At one time it had nine catalogues, 15 outlet stores, two websites, a business-to-business division and yearly revenue close to $300 million.
In 1987, Lillian Vernon was the first company owned by a woman to be listed on the American Stock Exchange. In 1995, President Bill Clinton appointed her chairwoman of the National Women’s Business Council.
“She was a phenomenal merchandiser,” direct marketing consultant Katie Muldoon said. “When she started, there were only huge books like Sears and Montgomery Ward that had every kind of merchandise, like a department store. Lillian Vernon created a new retail market, catalogues with a theme: personalized products that you couldn’t find anywhere else.”
Vernon died this week in New York. She was 88.
Her niche was whimsical, low-cost items that could be monogrammed — at no charge — in days rather than weeks. To find them, she travelled the world looking for distinct products and sources long before the global marketplace opened up.
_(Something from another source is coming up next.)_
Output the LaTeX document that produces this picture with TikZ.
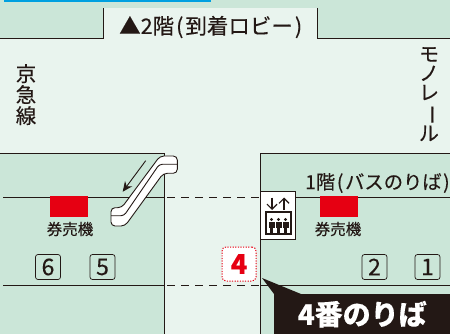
\documentclass[tikz,border=0pt]{standalone}
\usetikzlibrary{arrows.meta}
\usepackage{fontspec}
\setmainfont{Noto Sans CJK JP}[FakeBold=0.25]
\definecolor{dg}{HTML}{CBE6D8}
\definecolor{lg}{HTML}{E9F4EE}
\definecolor{ink}{HTML}{231815}
\definecolor{sky}{HTML}{00A0E0}
\definecolor{redc}{HTML}{E60012}
\tikzset{
  wall/.style={draw=ink,line width=0.9pt},
  txt/.style={text=ink,inner sep=0pt,font=\fontsize{20.5}{20}\selectfont},
  small/.style={text=ink,inner sep=0pt,font=\fontsize{15.5}{15}\selectfont},
  numbox/.style={draw=ink,line width=0.7pt,rounded corners=2.5pt,minimum width=25pt,minimum height=25pt,inner sep=0pt,text=ink,font=\fontsize{23}{23}\selectfont},
  redblock/.style={fill=redc,draw=none},
  dashline/.style={draw=ink,line width=0.7pt,dash pattern=on 8pt off 6pt},
  person/.style={fill=ink,draw=none},
  esc/.style={draw=ink,line width=0.9pt,line join=round},
  evarrow/.style={draw=ink,line width=1.2pt,-{Straight Barb[length=5pt,width=10pt,line width=1.2pt]}}
}
\begin{document}
\begin{tikzpicture}[x=1pt,y=-1pt]
\useasboundingbox (0,0) rectangle (450,334);
\fill[lg] (0,0) rectangle (450,334);
% top band
\fill[dg] (0,0) rectangle (450,8);
\fill[dg] (0,8) rectangle (103,38);
\fill[dg] (317,8) rectangle (450,38);
\fill[sky] (4,0) rectangle (211,2.2);
\draw[wall] (0,38) -- (103,38) -- (103,8);
\draw[wall] (317,8) -- (317,38) -- (450,38);
% blocks
\fill[dg] (0,153) rectangle (164,334);
\fill[dg] (260,153) rectangle (450,334);
\draw[wall] (0,153) -- (164,153) -- (164,334);
\draw[wall] (450,153) -- (260,153) -- (260,334);
% platform lines
\draw[wall] (3,197) -- (164,197);
\draw[wall] (3,285) -- (164,285);
\draw[wall] (260,197) -- (450,197);
\draw[wall] (260,285) -- (450,285);
\draw[dashline] (167,197) -- (260,197);
\draw[dashline] (167,285) -- (260,285);
% labels
\node[txt,anchor=west,font=\fontsize{21.5}{20}\selectfont] (hdr) at (119,27) {▲2階\kern2pt(\kern2pt到着ロビー\kern2pt)};
\node[txt,align=center,anchor=north] (kq) at (26,64) {京\\[1pt]急\\[1pt]線};
\node[txt,align=center,anchor=north,font=\fontsize{20}{19.2}\selectfont] (mono) at (429,47) {モ\\ノ\\レ\\\rotatebox[origin=c]{-90}{ー}\\ル};
\node[txt,anchor=west,font=\fontsize{19.3}{19}\selectfont] (f1) at (305,183) {1階\kern1.7pt(\kern1.7ptバスのりば\kern1.5pt)};
% ticket machines
\fill[redblock] (50,196) rectangle (88,217);
\fill[redblock] (320,196) rectangle (358,217);
\node[small] (tk1) at (70,229) {券売機};
\node[small] (tk2) at (338,229) {券売機};
% platform numbers
\node[numbox] (n6) at (48,267) {6};
\node[numbox] (n5) at (102.5,267) {5};
\node[numbox] (n2) at (374.5,267) {2};
\node[numbox] (n1) at (427.5,267) {1};
% red 4
\node[draw=redc,fill=white,dash pattern=on 1.2pt off 1.4pt,line width=1pt,rounded corners=4pt,minimum width=34pt,minimum height=34pt,inner sep=0pt,text=redc,font=\fontsize{27}{27}\selectfont\bfseries] (r4) at (239,264) {4};
% escalator
\draw[esc,fill=white,rounded corners=4pt] (121.7,207.7) -- (111,207.7) -- (111,226) -- (125,226) -- (163.3,173.3) -- (177.3,173.3) -- (177.3,156) -- (160,156) -- cycle;
\draw[esc,rounded corners=3pt] (111,215.7) -- (124,215.7) -- (159.3,164.3) -- (177.3,164.3);
\draw[draw=ink,line width=0.9pt,-{Stealth[length=10pt,width=9pt]}] (145.7,160.7) -- (122.7,191.7);
% elevator icon
\node[draw=ink,fill=white,line width=1pt,minimum width=35pt,minimum height=47pt,inner sep=0pt] (ev) at (278.3,215.5) {};
\draw[ink,line width=1.1pt] (266,212) rectangle (291,234);
\draw[evarrow] (272,197.5) -- (272,210);
\draw[evarrow] (284,210) -- (284,197.5);
\foreach \px in {271.5,278.5,285.5}{
  \fill[person] (\px,219.5) circle (1.7);
  \fill[person] (\px-3,222) rectangle (\px+3,227.5);
  \fill[person] (\px-1.8,227) rectangle (\px+1.8,232.5);
}
% callout
\coordinate (tip) at (262,278);
\fill[ink] (274,294) -- (tip) -- (301,294) -- cycle;
\node[fill=ink,text=white,anchor=north west,minimum width=176pt,minimum height=40pt,inner sep=0pt,font=\fontsize{28}{28}\selectfont\bfseries] (call) at (274,294) {4番のりば};
\end{tikzpicture}
\end{document}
Her catalogues always began with a letter describing where she was travelling and what she had found, accompanied by a photograph showing a smiling Vernon in a Chanel suit with the latest hairstyle.
“Lillian was not just selling merchandise,” Hochberg said in an interview for this obituary in 2009. “She was personally sharing her discoveries with her customers.”
Vernon was credited as the first to create seasonal catalogues for Easter and Halloween. She was also an innovator of the gift-with-purchase concept, offering, for example, one pot holder for each season for every $10 purchase; that meant spending $40 to get the whole set. “I know my customer because I am my customer,” she said.
But she also attributed her success to her intestinal fortitude.
“I never gave up and I never let anyone get in my way.”